Hence, the second modification we propose is directing the search towards the histories that are more likely to occur during the match currently played.
%Online Outcome Sampling (OOS) builds on playout-based OS by proposing two different ways to direct the search when starting with a particular non-empty match history, $\tth$.
Note that this history is typically unknown to the players, who know only their information sets it leads to.
Furthermore, unlike in ISMCTS, OOS always runs samples form the root of the game tree, even with non-empty match history.
We now describe two specific targeting methods.
\subsection{Information Set Targeting (IST)}
Suppose the match history is $\tth$. IST samples histories reaching the current information set ($I(\tth)$),
i.e., $(h,z) \in Z_{I(\tth)}$, with higher probability than other histories.
The intuition is that these histories are particularly
relevant since the searching player {\it knows} that one of these $z$ will describe the match at its completion.

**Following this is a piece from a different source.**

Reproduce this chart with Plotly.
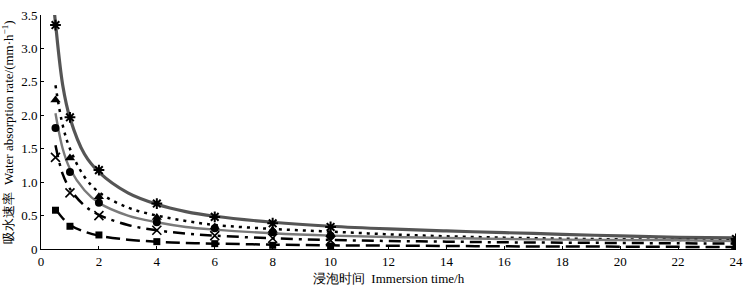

However, focusing fully only on these histories may cause problems, since convergence guarantees are lost.
Consider again the game in Figure~\ref{fig:coordGame}.
If the minimizing player knows it is in the information set $I$ and focuses all its search only to this information set for sufficiently long, she computes the uniform strategy, which is optimal in the right (coordination) part of the game.
However, if the minimizing player plays uniformly, the maximizing player prefers to switch to always play the left action to increase its payoff in case of not playing the coordination game. Any fixed non-zero probability of sampling the left chance action will
eventually solve the problem. The regrets are multiplied by the reciprocal of the sampling probability; hence, they influence the strategy
in the information set proportionally stronger if the samples are rare.
Note that previous methods, such as PIMC and ISMCTS, {\it always} target $I(\tth)$, \ie with probability 1, and do not
update predecessors of $I(\tth)$. In contrast, in IST {\it all} information sets in memory reached during each iteration requires updating
to ensure eventual convergence to an equilibrium.
%What IST does is similar to what previous methods, such as PIMC and ISMCTS, do. However, there some important subtleties
%It is tempting to set $\delta_I$ high. The problem, however, is that
%focusing too much on $Z_{I(\tth)}$ could
%have the effect of revealing private information to the opponent.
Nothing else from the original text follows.